> Written problem
Only one span of the listing below is wanted: the lines from the one with "Convert this chart to Plotly code." through the one with "display_line_dbm = -13.0", reproduced exactly, both ends kept.

> Records supplied

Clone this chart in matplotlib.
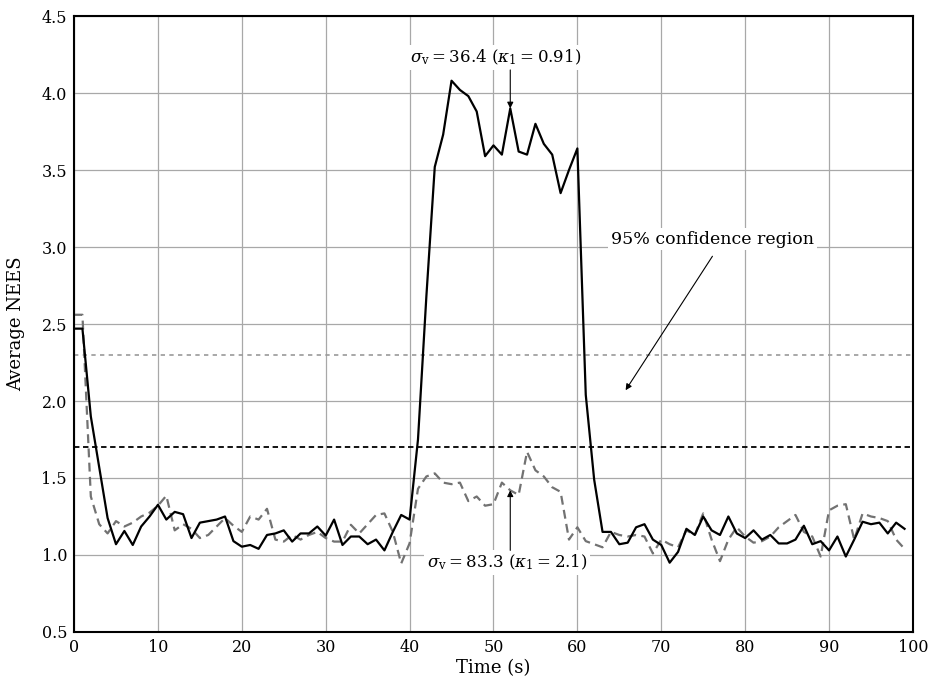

* * *

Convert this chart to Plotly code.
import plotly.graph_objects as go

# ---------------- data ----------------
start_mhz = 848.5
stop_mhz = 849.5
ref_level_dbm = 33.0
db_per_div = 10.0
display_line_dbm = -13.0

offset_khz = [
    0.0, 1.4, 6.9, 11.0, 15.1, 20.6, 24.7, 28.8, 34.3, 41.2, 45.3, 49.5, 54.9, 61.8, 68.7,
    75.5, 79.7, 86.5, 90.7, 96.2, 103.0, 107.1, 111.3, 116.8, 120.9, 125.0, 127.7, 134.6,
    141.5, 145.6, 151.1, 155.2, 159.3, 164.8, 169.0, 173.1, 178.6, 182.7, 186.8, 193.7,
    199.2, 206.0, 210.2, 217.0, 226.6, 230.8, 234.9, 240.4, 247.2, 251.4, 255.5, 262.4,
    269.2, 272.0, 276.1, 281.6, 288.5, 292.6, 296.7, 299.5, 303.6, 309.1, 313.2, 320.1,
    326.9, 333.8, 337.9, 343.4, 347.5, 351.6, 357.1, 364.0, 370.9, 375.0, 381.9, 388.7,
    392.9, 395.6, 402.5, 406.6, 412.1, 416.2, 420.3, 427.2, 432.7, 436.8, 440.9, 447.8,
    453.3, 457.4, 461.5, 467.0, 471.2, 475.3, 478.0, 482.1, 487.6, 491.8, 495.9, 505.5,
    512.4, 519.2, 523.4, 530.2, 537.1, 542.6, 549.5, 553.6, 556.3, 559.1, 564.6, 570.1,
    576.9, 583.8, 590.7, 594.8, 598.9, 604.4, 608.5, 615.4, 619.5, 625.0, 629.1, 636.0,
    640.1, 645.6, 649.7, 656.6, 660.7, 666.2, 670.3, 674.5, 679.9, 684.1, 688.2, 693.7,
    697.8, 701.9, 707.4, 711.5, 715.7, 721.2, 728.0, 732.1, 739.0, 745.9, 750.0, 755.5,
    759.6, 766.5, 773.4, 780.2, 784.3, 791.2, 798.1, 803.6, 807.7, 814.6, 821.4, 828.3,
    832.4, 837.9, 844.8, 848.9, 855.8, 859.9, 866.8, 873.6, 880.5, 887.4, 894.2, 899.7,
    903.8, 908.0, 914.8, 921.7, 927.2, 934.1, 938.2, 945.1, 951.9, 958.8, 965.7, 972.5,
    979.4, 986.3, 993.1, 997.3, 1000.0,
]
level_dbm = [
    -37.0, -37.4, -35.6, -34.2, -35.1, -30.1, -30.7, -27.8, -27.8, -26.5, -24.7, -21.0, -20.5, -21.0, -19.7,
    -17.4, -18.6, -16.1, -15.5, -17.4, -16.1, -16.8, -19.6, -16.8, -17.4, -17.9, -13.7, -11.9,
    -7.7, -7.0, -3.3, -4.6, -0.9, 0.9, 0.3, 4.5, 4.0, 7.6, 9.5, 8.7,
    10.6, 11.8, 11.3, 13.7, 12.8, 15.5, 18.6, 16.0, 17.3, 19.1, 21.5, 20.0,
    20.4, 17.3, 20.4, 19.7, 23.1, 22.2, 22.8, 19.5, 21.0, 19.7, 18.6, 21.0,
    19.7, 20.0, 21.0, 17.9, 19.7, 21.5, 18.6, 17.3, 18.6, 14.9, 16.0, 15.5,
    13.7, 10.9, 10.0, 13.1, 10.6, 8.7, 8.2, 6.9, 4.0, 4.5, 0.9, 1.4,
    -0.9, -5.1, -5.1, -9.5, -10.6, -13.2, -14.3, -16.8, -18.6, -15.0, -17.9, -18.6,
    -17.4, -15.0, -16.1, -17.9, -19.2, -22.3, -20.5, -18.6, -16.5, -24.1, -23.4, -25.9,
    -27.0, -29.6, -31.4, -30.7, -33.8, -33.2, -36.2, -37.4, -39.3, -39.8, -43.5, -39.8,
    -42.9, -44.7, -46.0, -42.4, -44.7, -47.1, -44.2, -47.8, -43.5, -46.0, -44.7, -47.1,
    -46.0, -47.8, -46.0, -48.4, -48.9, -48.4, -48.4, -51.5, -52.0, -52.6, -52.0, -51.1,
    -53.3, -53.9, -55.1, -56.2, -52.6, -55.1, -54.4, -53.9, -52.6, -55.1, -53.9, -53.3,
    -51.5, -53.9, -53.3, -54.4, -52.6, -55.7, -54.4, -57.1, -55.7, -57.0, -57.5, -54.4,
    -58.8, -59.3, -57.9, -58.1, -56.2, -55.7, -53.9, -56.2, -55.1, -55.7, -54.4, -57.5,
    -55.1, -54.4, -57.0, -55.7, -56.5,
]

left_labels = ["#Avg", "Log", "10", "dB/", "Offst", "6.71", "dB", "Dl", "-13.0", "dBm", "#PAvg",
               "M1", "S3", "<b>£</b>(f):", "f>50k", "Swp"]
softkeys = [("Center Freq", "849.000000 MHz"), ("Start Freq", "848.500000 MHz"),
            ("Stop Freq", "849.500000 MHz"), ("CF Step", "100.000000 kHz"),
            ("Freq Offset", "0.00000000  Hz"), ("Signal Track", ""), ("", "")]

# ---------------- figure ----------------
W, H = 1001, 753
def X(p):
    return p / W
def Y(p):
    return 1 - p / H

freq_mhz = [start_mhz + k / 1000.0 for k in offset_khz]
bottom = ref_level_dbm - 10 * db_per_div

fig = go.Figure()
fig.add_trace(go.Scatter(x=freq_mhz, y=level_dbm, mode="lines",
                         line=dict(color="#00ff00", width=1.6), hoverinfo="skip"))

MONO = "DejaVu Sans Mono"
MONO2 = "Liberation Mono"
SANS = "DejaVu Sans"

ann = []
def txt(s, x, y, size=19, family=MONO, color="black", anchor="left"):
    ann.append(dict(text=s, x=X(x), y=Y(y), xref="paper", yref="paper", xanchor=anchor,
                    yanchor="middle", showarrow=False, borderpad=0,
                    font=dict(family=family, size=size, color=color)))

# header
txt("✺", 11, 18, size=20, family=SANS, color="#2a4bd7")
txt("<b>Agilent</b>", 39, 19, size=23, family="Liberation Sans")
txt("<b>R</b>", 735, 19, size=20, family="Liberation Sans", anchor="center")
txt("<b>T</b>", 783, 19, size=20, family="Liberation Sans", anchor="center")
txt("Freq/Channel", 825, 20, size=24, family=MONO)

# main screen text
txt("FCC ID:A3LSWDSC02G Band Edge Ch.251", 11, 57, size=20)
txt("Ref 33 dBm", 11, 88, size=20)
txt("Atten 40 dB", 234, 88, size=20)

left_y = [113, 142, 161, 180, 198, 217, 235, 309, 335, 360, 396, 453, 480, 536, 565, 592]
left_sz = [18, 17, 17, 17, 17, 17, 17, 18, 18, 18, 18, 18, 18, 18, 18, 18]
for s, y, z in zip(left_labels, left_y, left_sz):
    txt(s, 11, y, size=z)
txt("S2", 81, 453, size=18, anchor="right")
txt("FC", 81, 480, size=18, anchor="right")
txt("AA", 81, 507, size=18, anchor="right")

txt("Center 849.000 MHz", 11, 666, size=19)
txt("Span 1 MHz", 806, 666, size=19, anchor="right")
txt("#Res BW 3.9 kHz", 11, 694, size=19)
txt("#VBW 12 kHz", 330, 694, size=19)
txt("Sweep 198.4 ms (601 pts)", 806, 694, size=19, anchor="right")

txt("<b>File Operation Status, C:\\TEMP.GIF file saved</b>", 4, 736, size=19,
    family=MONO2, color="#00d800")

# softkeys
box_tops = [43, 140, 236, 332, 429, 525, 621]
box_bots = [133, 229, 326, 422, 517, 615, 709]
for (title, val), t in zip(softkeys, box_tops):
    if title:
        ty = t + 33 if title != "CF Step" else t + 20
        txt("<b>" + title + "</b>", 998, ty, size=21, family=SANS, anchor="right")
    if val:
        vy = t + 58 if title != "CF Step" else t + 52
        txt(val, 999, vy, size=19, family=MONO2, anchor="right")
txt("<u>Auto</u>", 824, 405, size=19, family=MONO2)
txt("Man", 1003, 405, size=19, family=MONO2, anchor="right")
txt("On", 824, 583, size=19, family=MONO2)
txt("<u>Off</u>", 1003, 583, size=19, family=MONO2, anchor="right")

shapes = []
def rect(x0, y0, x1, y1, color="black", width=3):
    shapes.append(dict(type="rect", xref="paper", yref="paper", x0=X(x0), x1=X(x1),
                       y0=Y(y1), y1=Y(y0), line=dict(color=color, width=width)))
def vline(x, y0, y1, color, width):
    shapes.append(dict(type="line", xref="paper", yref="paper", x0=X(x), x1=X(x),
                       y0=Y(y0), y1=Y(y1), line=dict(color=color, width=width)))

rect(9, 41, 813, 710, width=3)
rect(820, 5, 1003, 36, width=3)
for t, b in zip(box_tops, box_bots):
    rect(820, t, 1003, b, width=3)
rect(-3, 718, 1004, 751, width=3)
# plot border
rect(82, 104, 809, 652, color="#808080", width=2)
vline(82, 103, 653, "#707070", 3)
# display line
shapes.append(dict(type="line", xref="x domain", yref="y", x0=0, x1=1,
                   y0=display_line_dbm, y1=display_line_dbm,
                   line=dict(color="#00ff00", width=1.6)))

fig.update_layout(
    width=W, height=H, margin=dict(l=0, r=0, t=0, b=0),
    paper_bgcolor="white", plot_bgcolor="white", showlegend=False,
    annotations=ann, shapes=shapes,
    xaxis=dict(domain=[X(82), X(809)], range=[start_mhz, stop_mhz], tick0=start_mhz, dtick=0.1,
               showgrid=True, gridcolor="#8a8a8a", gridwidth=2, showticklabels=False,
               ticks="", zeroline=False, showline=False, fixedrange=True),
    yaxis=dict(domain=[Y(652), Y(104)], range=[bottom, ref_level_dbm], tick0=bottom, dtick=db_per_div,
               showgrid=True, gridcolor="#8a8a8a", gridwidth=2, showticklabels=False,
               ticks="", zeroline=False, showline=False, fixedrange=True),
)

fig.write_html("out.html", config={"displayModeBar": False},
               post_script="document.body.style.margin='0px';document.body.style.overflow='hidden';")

==

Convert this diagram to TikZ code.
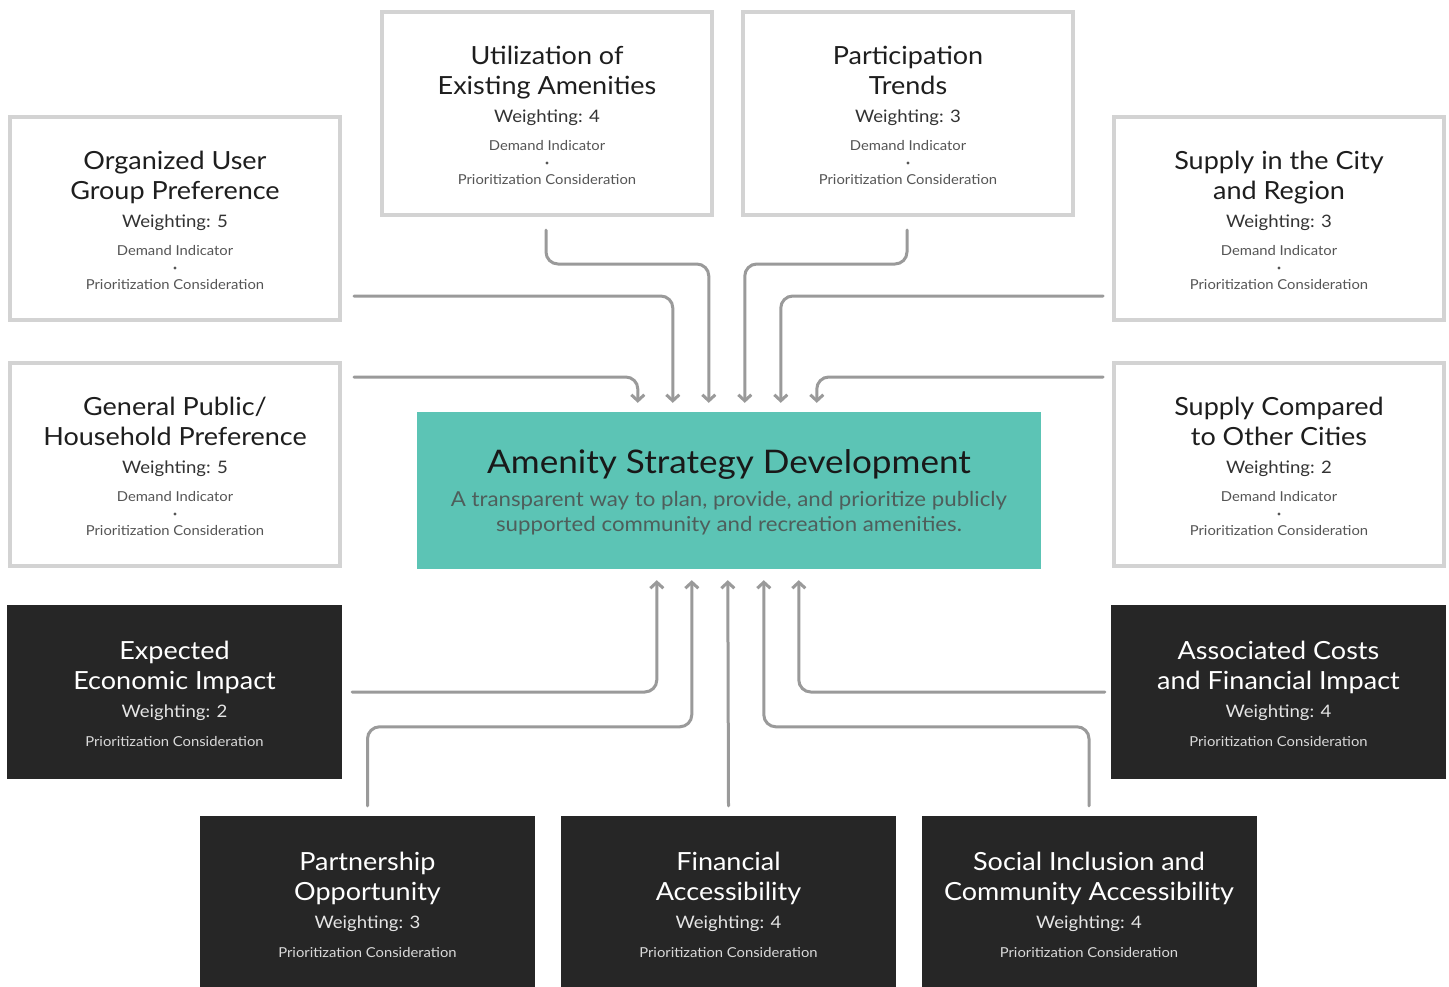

> Reply to the task
Convert this chart to Plotly code.
import plotly.graph_objects as go

# ---------------- data ----------------
start_mhz = 848.5
stop_mhz = 849.5
ref_level_dbm = 33.0
db_per_div = 10.0
display_line_dbm = -13.0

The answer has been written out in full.